No one knows what really happened on the night of the April 10, 2010 when the aircraft carrying Kaczynski slammed into a forest near the airport outside of Smolensk. It is known that Kaczynski had a history of pushing pilots to fly in bad weather. The aircraft was also an old Soviet design, which likely did not aid the pilots in their attempt to land.

The Russian government has refused to release the wreckage of the aircraft, fueling initial Polish suspicion of sabotage. Moscow did release some samples of the destroyed plane for analysis in a British lab, which later sparked reports that TNT had been found on the material. The PiS government released a report in 2015 which claimed exactly that — an explosion had blown the aircraft out of the sky on approach to Smolensk, to make it appear as though pilot error was the cause of the crash.

Conspiracy theories still abound

PiS believes the incident was a grand conspiracy between Russia and the Polish Left, to rid themselves of a problem and decapitate the conservative government. The truth is probably something less diabolical.

Curiously, Poland has now also initiated investigations and issued arrest warrants for Russian nationals who were giving air traffic control instructions that fateful day. The Polish authorities allege that these commands were criminal, rendered with intent to force the aircraft to crash.

“The charges brought against the air traffic controllers relate to the deliberate provocation of a plane crash that resulted in the death of many people, declared Ewa Bialik, a spokesperson for the Polish Prosecutor General’s Office last week. Russia did not release ATC tapes either, which is not the standard in an international aviation incident. What are they hiding? Did Moscow see a target of opportunity with the bad weather, and give bad navigation instructions to the plane?

The Polish political opposition alleges PiS is using the crash for political reasons, keeping the rage alive for its base to get out to vote, and further the narrative that only PiS can get to the truth of the issue. This view from the opposition seems cynical and ignores the obvious empirical evidence of the case, like the fact that investigative teams destroyed evidence, and Russia sent wrongly identified bodies back in sealed coffins.

Crash just another way to open Katyn wound

In any event, the crash poured salt into a still-simmering Polish wound of the killing of thousands of Polish officers by the Soviets during WWII after Stalin carved up Poland with Hitler.

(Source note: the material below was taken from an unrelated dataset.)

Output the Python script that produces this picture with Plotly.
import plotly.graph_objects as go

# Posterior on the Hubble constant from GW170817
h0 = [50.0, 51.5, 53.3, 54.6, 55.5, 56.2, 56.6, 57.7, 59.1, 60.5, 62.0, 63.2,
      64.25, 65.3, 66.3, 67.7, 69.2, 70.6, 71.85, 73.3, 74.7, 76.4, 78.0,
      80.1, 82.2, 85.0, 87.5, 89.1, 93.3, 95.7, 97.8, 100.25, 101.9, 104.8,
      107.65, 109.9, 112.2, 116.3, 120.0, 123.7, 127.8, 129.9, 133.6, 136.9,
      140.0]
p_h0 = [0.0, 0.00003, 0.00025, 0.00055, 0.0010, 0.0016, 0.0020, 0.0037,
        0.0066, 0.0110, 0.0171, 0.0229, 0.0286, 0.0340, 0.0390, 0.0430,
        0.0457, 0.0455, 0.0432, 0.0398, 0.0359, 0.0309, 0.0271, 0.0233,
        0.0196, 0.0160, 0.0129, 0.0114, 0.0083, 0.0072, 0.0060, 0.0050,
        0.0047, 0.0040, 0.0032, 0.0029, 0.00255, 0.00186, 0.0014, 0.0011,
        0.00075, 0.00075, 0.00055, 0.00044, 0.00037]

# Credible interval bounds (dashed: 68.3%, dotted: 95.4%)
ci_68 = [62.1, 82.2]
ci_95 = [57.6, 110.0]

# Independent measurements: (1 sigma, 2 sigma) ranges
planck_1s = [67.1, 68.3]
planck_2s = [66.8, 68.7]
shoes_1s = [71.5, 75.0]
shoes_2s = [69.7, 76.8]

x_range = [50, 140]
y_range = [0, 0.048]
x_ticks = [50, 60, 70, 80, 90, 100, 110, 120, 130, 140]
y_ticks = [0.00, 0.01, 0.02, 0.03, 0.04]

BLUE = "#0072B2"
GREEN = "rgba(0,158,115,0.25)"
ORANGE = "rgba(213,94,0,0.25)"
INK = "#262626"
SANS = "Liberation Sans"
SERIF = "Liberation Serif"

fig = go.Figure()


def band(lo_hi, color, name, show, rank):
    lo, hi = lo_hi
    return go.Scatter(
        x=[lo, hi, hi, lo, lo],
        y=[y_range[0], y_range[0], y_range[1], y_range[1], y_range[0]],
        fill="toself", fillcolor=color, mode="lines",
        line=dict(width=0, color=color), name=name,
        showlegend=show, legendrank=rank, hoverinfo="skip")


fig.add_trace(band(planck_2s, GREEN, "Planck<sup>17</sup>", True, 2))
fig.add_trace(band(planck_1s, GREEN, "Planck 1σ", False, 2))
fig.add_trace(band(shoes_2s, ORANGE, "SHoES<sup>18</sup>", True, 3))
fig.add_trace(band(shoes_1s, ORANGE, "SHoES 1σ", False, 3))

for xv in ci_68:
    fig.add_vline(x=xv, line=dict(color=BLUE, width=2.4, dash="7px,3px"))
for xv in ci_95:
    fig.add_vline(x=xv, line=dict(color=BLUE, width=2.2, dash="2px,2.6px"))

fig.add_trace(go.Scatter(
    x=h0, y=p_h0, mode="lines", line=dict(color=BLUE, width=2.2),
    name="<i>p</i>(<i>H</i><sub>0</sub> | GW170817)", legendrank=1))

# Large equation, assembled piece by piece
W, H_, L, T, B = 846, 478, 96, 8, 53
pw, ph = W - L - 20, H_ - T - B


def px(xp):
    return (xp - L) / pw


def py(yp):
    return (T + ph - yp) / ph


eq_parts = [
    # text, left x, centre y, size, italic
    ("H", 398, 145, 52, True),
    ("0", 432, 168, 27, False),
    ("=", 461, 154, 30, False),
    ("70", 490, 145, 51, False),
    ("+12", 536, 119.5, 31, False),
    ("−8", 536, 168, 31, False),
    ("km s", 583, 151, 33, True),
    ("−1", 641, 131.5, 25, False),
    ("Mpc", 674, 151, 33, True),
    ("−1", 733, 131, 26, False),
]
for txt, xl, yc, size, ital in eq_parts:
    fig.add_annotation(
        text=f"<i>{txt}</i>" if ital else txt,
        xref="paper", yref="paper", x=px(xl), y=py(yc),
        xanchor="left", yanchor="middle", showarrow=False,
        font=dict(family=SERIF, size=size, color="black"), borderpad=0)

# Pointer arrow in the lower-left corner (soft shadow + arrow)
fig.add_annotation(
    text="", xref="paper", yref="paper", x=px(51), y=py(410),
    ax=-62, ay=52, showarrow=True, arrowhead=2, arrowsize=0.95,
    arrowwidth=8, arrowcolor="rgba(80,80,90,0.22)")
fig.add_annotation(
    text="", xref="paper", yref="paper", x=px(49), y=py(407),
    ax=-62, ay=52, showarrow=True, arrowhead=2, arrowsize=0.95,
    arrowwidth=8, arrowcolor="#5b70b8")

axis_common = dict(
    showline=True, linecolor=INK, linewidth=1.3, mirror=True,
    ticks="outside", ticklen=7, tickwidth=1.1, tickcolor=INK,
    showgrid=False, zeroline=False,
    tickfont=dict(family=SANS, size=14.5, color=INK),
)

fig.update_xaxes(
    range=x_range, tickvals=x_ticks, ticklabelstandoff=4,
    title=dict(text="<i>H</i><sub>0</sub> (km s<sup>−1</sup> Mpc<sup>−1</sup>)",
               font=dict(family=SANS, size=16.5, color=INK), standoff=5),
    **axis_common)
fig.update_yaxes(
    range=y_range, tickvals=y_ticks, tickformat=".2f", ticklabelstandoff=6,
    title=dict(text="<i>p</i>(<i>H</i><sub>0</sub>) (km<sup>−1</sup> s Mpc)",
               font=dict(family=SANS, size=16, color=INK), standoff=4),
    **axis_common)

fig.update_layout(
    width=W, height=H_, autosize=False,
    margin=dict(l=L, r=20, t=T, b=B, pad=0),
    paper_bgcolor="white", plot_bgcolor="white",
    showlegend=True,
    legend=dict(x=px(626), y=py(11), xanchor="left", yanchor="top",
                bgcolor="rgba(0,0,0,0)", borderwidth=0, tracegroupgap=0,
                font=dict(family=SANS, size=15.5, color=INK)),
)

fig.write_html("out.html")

Katyń lingers as an unhealed wound in the Polish psyche; the sudden death of so much of the country’s leadership on the way to that site of national martyrdom was too much for some Poles to bear, wrote The Observer in 2018.

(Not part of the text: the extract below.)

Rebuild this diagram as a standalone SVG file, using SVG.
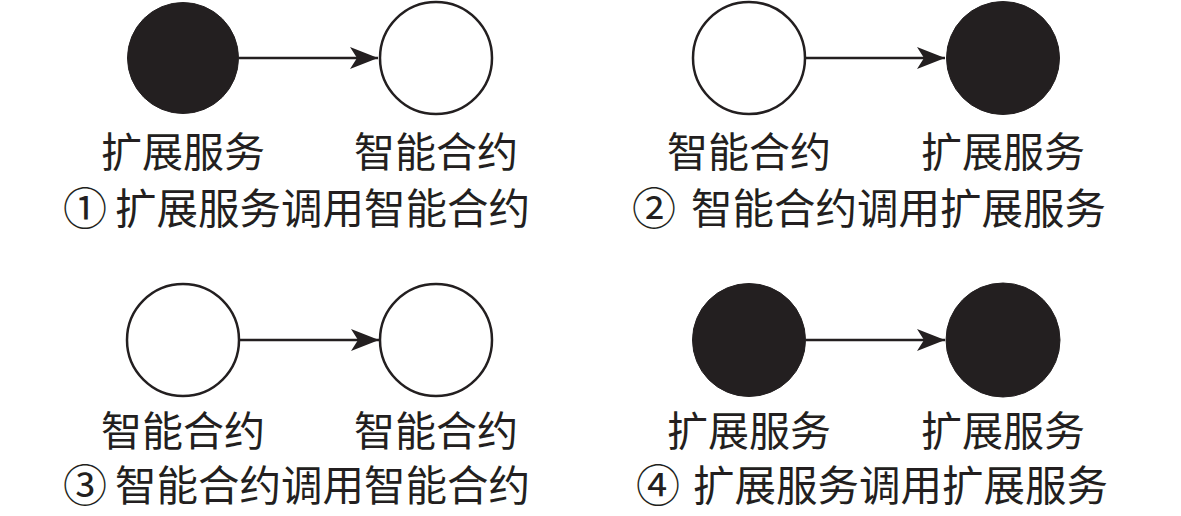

“We will make peace with Russia when they evolve,” said one source close to the Polish government recently when asked about the population’s view on Russian-Polish relations.

Over the Last several years, the Polish government has asserted Russia has been pursuing an agenda of blame shifting by arguing Poland is responsible for the start of World War II. This effort, according to Polish officials, is to deflect the focus from Stalin’s crimes.

The Polish government has often conditioned the improvement of relations with Moscow on Russia’s admission of crimes committed against the Polish people. These conditions are rejected by Moscow every time because they do not fit into the Russian hegemonic role in Eastern Europe. Russia –- at least for the time being –- prefers its rhetoric of influence over improved relations with Poland. Ergo, any efforts to alter the status quo will likely need to be initiated by Warsaw, and for that to occur, the Polish elite will have to dispense with conditions that the Russians acknowledge their controversial role in Poland’s history.

This shift in attitude is more likely to take place with the next generation in Poland’s and Russia’s leadership, and a new economy-oriented basis for cooperation between the two Slavic nations. When it occurs, the a new generation of Polish citizens will need to strike a delicate balance between Poland’s future as a European business juggernaut, and a country that at one point suffered as a de facto colony of the Soviet regime.


Yuri Vanetik is an American Attorney , investor and Political strategist. He is a Lincoln Fellow at Claremont Institute.